Numerical study of the influence of grain size and heterogeneity on thermal cracking and damage of granite

In the process of geothermal or deep energy resource exploitation, rock damage and failure due to thermal cracking pose a great challenge to construction safety. To investigate the effects of grain size on thermal damage of the typical hot dry rock, granite, a grain-based numerical model study was conducted. The result shows that, with temperature increasing, the thermal crack pattern changes from mainly tensile crack along grain boundaries to mainly shear crack within intra-grain. When intra-grain cracking occurs, more strength damage can be induced in coarse-grained or homogeneous granite. The quartz particle grains contained in those samples were larger, contributing to a higher thermal expansion coefficient and thereby causing a more significant strength reduction. Thermal damage was calculated and plotted against volumetric thermal strain. The same curve pattern was observed in samples with different sizes and heterogeneity, indicating that the damage variation depends on the volumetric thermal strain. The relational model for the curves was further fitted. In fine-grain or heterogeneous granite, the rate of damage increasing along with volumetric thermal strain is higher.
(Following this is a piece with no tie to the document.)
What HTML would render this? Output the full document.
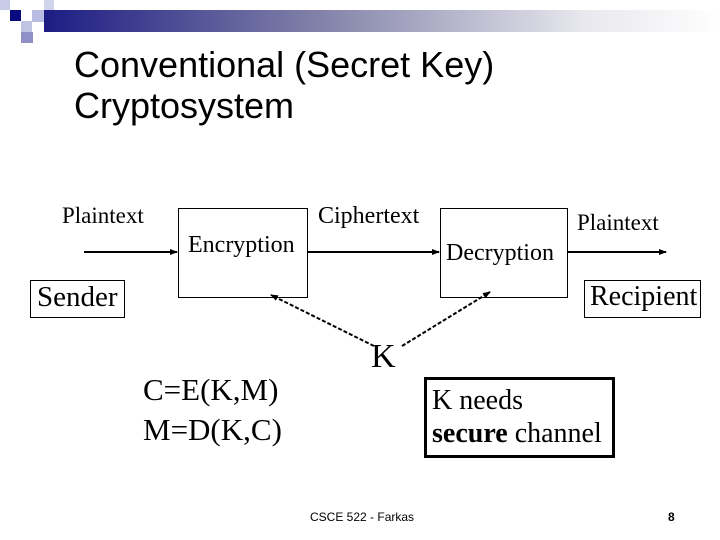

This is mainly due to larger amounts of grain boundaries in the samples, which act as weak bonding and are easier to break at a certain thermal strain. Confining pressure around the specimen can significantly suppress thermal strain and inhibit thermal damage, which corresponds to less value of model parameter related to peak damage and a higher value of that related to curve shape. Our work clarified the major factor determining thermal damage of granite with different sizes and proposed a relation model, which can offer as an instruction for the development of the high temperature geological repository.